Saved data entries:
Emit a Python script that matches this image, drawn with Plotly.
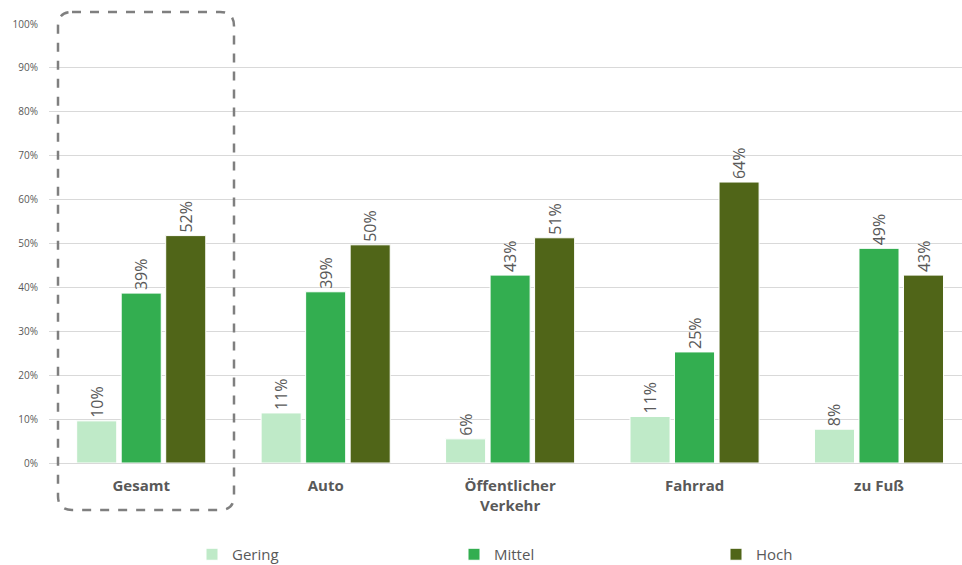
import plotly.graph_objects as go

# Survey shares per mode of transport
categories = ["Gesamt", "Auto", "Öffentlicher<br>Verkehr", "Fahrrad", "zu Fuß"]
series_names = ["Gering", "Mittel", "Hoch"]
gering = [0.096, 0.114, 0.055, 0.106, 0.077]
mittel = [0.387, 0.390, 0.428, 0.253, 0.489]
hoch = [0.518, 0.497, 0.513, 0.640, 0.428]
y_ticks = [i / 10 for i in range(11)]

colors = ["#bfeac8", "#33ae50", "#506518"]
font_family = "Open Sans, Noto Sans, sans-serif"
text_color = "#595959"

fig = go.Figure()
for name, vals, col in zip(series_names, [gering, mittel, hoch], colors):
    fig.add_trace(go.Bar(
        name=name,
        x=list(range(len(categories))),
        y=vals,
        marker=dict(color=col, line=dict(color="white", width=1)),
        texttemplate="%{y:.0%}",
        textposition="outside",
        textangle=-90,
        textfont=dict(size=16, color=text_color, family=font_family),
        cliponaxis=False,
    ))

# plot area geometry in pixels (used for the highlight frame)
W, H = 962, 565
L, R, T, B = 49, 0, 24, 102
pw, ph = W - L - R, H - T - B


def px(x):
    return (x - L) / pw


def py(y):
    return (H - B - y) / ph


def rounded_rect(x0, y0, x1, y1, r):
    rx, ry = r / pw, r / ph
    X0, X1 = px(x0), px(x1)
    Y0, Y1 = py(y0), py(y1)  # Y0 top, Y1 bottom
    return (f"M {X0 + rx},{Y0} L {X1 - rx},{Y0} Q {X1},{Y0} {X1},{Y0 - ry} "
            f"L {X1},{Y1 + ry} Q {X1},{Y1} {X1 - rx},{Y1} "
            f"L {X0 + rx},{Y1} Q {X0},{Y1} {X0},{Y1 + ry} "
            f"L {X0},{Y0 - ry} Q {X0},{Y0} {X0 + rx},{Y0} Z")


fig.add_shape(
    type="path", xref="paper", yref="paper",
    path=rounded_rect(58, 12, 234, 510, 14),
    line=dict(color="#7f7f7f", width=2.5, dash="dash"),
    layer="above",
)

fig.update_layout(
    width=W, height=H,
    margin=dict(l=L, r=R, t=T, b=B, autoexpand=False),
    paper_bgcolor="white", plot_bgcolor="white",
    barmode="group", bargap=0.276, bargroupgap=0.1,
    font=dict(family=font_family, color=text_color),
    showlegend=True,
    legend=dict(
        orientation="h", x=px(192), xanchor="left", y=py(538), yanchor="top",
        font=dict(size=15, color=text_color, family=font_family),
        itemwidth=30,
        entrywidth=217, entrywidthmode="pixels",
        itemclick=False,
    ),
    xaxis=dict(
        range=[-0.5, 4.45],
        tickmode="array", tickvals=list(range(len(categories))),
        ticktext=[f"<b>{c}</b>" for c in categories],
        tickfont=dict(size=15, color=text_color, family=font_family),
        showgrid=False, showline=False, zeroline=False, ticks="",
        ticklabelstandoff=12,
    ),
    yaxis=dict(
        range=[0, 1],
        tickvals=y_ticks, tickformat=".0%",
        tickfont=dict(size=10, color=text_color, family=font_family),
        showgrid=True, gridcolor="#d9d9d9", gridwidth=1,
        zeroline=True, zerolinecolor="#d9d9d9", zerolinewidth=1,
        showline=False, ticks="", ticklabelstandoff=10,
    ),
)

fig.write_html("out.html")
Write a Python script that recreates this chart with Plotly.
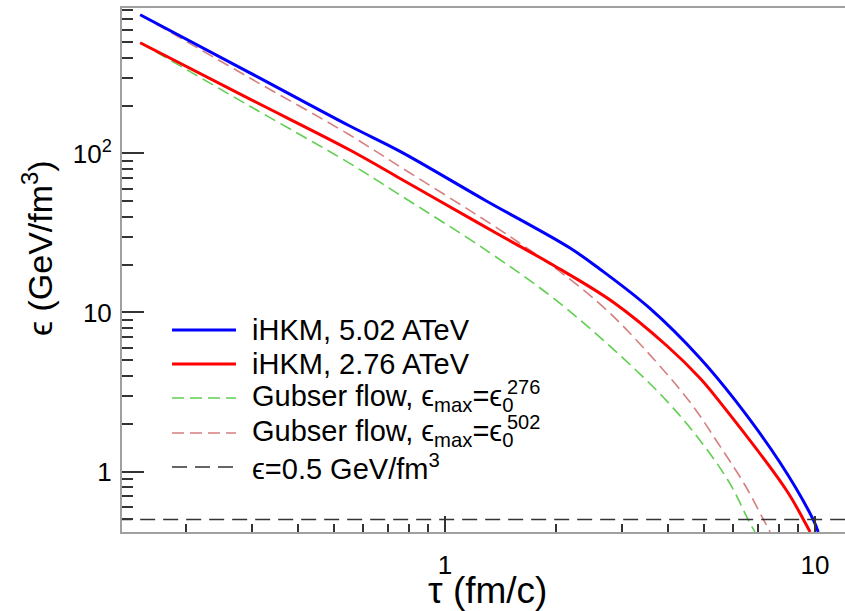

**Task directions**
Reproduce all of the data exactly, omitting each picture it holds.

**Answer for the task**
Emit a Python script that matches this image, drawn with Plotly.
import plotly.graph_objects as go

# Survey shares per mode of transport
categories = ["Gesamt", "Auto", "Öffentlicher<br>Verkehr", "Fahrrad", "zu Fuß"]
series_names = ["Gering", "Mittel", "Hoch"]
gering = [0.096, 0.114, 0.055, 0.106, 0.077]
mittel = [0.387, 0.390, 0.428, 0.253, 0.489]
hoch = [0.518, 0.497, 0.513, 0.640, 0.428]
y_ticks = [i / 10 for i in range(11)]

colors = ["#bfeac8", "#33ae50", "#506518"]
font_family = "Open Sans, Noto Sans, sans-serif"
text_color = "#595959"

fig = go.Figure()
for name, vals, col in zip(series_names, [gering, mittel, hoch], colors):
    fig.add_trace(go.Bar(
        name=name,
        x=list(range(len(categories))),
        y=vals,
        marker=dict(color=col, line=dict(color="white", width=1)),
        texttemplate="%{y:.0%}",
        textposition="outside",
        textangle=-90,
        textfont=dict(size=16, color=text_color, family=font_family),
        cliponaxis=False,
    ))

# plot area geometry in pixels (used for the highlight frame)
W, H = 962, 565
L, R, T, B = 49, 0, 24, 102
pw, ph = W - L - R, H - T - B


def px(x):
    return (x - L) / pw


def py(y):
    return (H - B - y) / ph


def rounded_rect(x0, y0, x1, y1, r):
    rx, ry = r / pw, r / ph
    X0, X1 = px(x0), px(x1)
    Y0, Y1 = py(y0), py(y1)  # Y0 top, Y1 bottom
    return (f"M {X0 + rx},{Y0} L {X1 - rx},{Y0} Q {X1},{Y0} {X1},{Y0 - ry} "
            f"L {X1},{Y1 + ry} Q {X1},{Y1} {X1 - rx},{Y1} "
            f"L {X0 + rx},{Y1} Q {X0},{Y1} {X0},{Y1 + ry} "
            f"L {X0},{Y0 - ry} Q {X0},{Y0} {X0 + rx},{Y0} Z")


fig.add_shape(
    type="path", xref="paper", yref="paper",
    path=rounded_rect(58, 12, 234, 510, 14),
    line=dict(color="#7f7f7f", width=2.5, dash="dash"),
    layer="above",
)

fig.update_layout(
    width=W, height=H,
    margin=dict(l=L, r=R, t=T, b=B, autoexpand=False),
    paper_bgcolor="white", plot_bgcolor="white",
    barmode="group", bargap=0.276, bargroupgap=0.1,
    font=dict(family=font_family, color=text_color),
    showlegend=True,
    legend=dict(
        orientation="h", x=px(192), xanchor="left", y=py(538), yanchor="top",
        font=dict(size=15, color=text_color, family=font_family),
        itemwidth=30,
        entrywidth=217, entrywidthmode="pixels",
        itemclick=False,
    ),
    xaxis=dict(
        range=[-0.5, 4.45],
        tickmode="array", tickvals=list(range(len(categories))),
        ticktext=[f"<b>{c}</b>" for c in categories],
        tickfont=dict(size=15, color=text_color, family=font_family),
        showgrid=False, showline=False, zeroline=False, ticks="",
        ticklabelstandoff=12,
    ),
    yaxis=dict(
        range=[0, 1],
        tickvals=y_ticks, tickformat=".0%",
        tickfont=dict(size=10, color=text_color, family=font_family),
        showgrid=True, gridcolor="#d9d9d9", gridwidth=1,
        zeroline=True, zerolinecolor="#d9d9d9", zerolinewidth=1,
        showline=False, ticks="", ticklabelstandoff=10,
    ),
)

fig.write_html("out.html")
Write a Python script that recreates this chart with Plotly.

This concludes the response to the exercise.